「消費税増税が不可欠」と言いたかっただけ
そういう庶民に向かって、政府とマスコミは投資をやって資産形成をしろと言う。株の博打をやって儲けろと促している。
あの金融審議会の市場ワーキンググループの面々というのは、そうやって不安を煽り、政府と一緒になって庶民を口車に乗せ、庶民から金銭を巻き上げて賭場にぶち込んで溶かす胴元たちだ。
そういう証券会社の者たちを、マスコミはさも良識的な市場関係者として持ち上げて登場させ、報告書にはまともな内容が書いてあると宣伝している。

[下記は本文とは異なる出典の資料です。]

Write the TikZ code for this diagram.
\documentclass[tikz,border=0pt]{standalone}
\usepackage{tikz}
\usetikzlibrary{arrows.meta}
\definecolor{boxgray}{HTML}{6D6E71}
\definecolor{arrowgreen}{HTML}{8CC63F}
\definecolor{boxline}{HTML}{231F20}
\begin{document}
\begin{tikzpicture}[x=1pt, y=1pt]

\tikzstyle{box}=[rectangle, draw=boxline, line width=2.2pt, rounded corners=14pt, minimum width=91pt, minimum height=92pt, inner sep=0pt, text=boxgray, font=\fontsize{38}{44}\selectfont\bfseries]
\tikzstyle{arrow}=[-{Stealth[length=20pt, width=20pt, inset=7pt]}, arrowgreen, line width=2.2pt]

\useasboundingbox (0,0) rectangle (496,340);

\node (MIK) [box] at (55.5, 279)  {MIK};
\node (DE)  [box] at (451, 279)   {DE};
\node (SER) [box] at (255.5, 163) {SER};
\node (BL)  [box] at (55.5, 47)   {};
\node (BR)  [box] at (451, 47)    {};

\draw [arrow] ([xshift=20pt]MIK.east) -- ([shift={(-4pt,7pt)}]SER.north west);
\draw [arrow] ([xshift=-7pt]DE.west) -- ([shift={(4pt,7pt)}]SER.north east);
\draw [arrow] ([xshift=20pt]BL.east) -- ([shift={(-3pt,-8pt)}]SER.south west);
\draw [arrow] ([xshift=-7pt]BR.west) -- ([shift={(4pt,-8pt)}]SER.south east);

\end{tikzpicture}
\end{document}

もともと麻生太郎氏が呼び集めた面々であり、この時期に発表することを麻生太郎氏が狙い、年金制度が破綻しないよう消費増税が必要であることを世間に強調し説得するために、いわば側面支援的な政治材料として、この報告書の作業は企画されたのだが、その真相についてマスコミは言わない。

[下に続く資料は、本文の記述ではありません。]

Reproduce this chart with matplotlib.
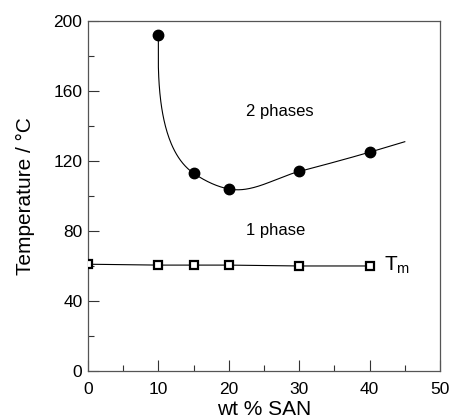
import numpy as np
import matplotlib
matplotlib.use("Agg")
import matplotlib.pyplot as plt
from matplotlib.ticker import MultipleLocator

plt.rcParams['font.family'] = ['Liberation Sans', 'DejaVu Sans']

# Data
san_wt = [10, 15, 20, 30, 40]
t_phase = [192, 113, 104, 114, 125]
curve_end_x = 45
curve_end_T = 131

tm_wt = [0, 10, 15, 20, 30, 40]
tm_T = [61, 60.5, 60.5, 60.5, 60, 60]

fig = plt.figure(figsize=(4.51, 4.19), dpi=100)
ax = fig.add_axes([0.195, 0.1146, 0.7806, 0.8354])
ax.set_xlim(0, 50)
ax.set_ylim(0, 200)


def hermite_curve(P, start_dir, start_scale=1.0):
    """Smooth parametric curve through P (display coords), Bessel tangents."""
    d = np.diff(P, axis=0)
    h = np.hypot(d[:, 0], d[:, 1])
    u = d / h[:, None]
    n = len(P)
    m = np.zeros_like(P)
    m[0] = np.asarray(start_dir) / np.hypot(*start_dir)
    for i in range(1, n - 1):
        v = (h[i] * u[i - 1] + h[i - 1] * u[i]) / (h[i - 1] + h[i])
        m[i] = v / np.hypot(*v)
    m[-1] = u[-1]
    out = []
    s = np.linspace(0, 1, 80)[:, None]
    for i in range(n - 1):
        h00 = 2 * s**3 - 3 * s**2 + 1
        h10 = s**3 - 2 * s**2 + s
        h01 = -2 * s**3 + 3 * s**2
        h11 = s**3 - s**2
        k0 = start_scale if i == 0 else 1.0
        out.append(h00 * P[i] + h10 * h[i] * k0 * m[i] + h01 * P[i + 1] + h11 * h[i] * m[i + 1])
    return np.vstack(out)


cx = np.array(san_wt + [curve_end_x], float)
cy = np.array(t_phase + [curve_end_T], float)
pts = ax.transData.transform(np.column_stack([cx, cy]))
curve_disp = hermite_curve(pts, (0.0, -1.0), start_scale=0.6)
data_curve = ax.transData.inverted().transform(curve_disp)
ax.plot(data_curve[:, 0], data_curve[:, 1], color='black', lw=0.8, zorder=2)
ax.plot(san_wt, t_phase, 'o', color='black', ms=7.5, zorder=3)

ax.plot(tm_wt, tm_T, '-', color='black', lw=0.8, zorder=2)
ax.plot(tm_wt, tm_T, 's', mfc='white', mec='black', ms=5.5, mew=1.6, zorder=3)

ax.text(27.3, 148.5, '2 phases', fontsize=12, ha='center', va='center')
ax.text(26.6, 80.5, '1 phase', fontsize=12, ha='center', va='center')
ax.text(42.1, 60.5, r'T$_{\mathregular{m}}$', fontsize=15, ha='left', va='center')

ax.xaxis.set_major_locator(MultipleLocator(10))
ax.xaxis.set_minor_locator(MultipleLocator(5))
ax.yaxis.set_major_locator(MultipleLocator(40))
ax.yaxis.set_minor_locator(MultipleLocator(20))
ax.tick_params(which='both', direction='in', top=False, right=False, labelsize=12.5, width=0.8, color='#333333')
ax.tick_params(which='major', length=8)
ax.tick_params(which='minor', length=4.5)
ax.tick_params(axis='x', pad=8)
ax.tick_params(axis='y', pad=4)
for s in ax.spines.values():
    s.set_linewidth(0.9)
    s.set_color('#555555')

ax.set_xlabel('wt % SAN', fontsize=15, labelpad=2)
ax.set_ylabel('Temperature / °C', fontsize=15, labelpad=13)

fig.savefig('out.png', dpi=100)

投資など普通の庶民には不可能だ。年収200万や300万の人間には無理である。だから、基本的にこの報告書は無意味なものであり、政府が国民に示すものとして不適切なものだ。
にもかかわらず、あの報告書を打ち上げたのは、年金制度維持に消費増税が不可欠だと知らしめたかったからだ。
GDPを2倍にすれば解決する
となると、消費増税なしに社会保障を維持し、もっと豊かに充実させるべしと主張するわれわれの立場の者は、どうすればそれが可能なのか対案となる構想を打ち出す必要がある。年金を含めた社会保障の財源をどうするのか、それはどうやって作り出せるのか、具体的なエコノミクスの展望を示さなくてはいけない。

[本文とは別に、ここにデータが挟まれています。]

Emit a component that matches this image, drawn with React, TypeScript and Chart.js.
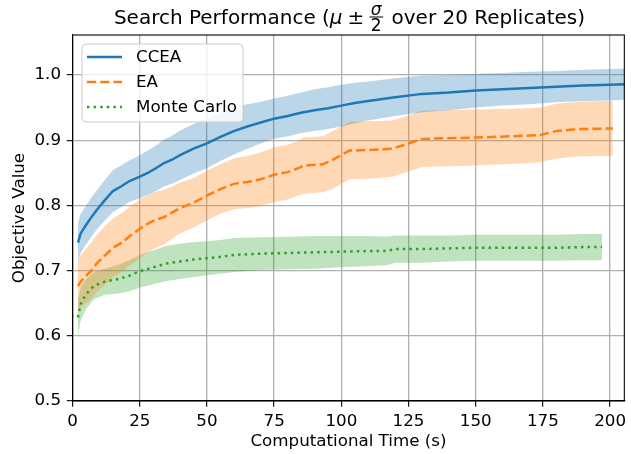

私は、日本のGDPを2倍にすることでそれが可能だという理論を持ち、その自説をずっと唱えてきた。欧州諸国が社会保障を維持できているのは、GDPを25年間で2倍にしてきたからで、税収を(保険料収入を)2倍にしてきたからだと。
GDPを1,000兆円にすれば、社会保障の財源不足で苦しむことはなくなり、年金給付を現在よりさらに増やし、国民の誰もがゆとりある老後生活を等しく送れるようになる。子どもも産むことができ、人口を健全に増やすことができる。
日本の公的年金制度は、GDPが世界の先進国と同程度に推移することを前提として設計されているもので、一国だけ成長を拒否する病気に陥り、30年間も「失われた」姿のまま停頓する姿を想定していない。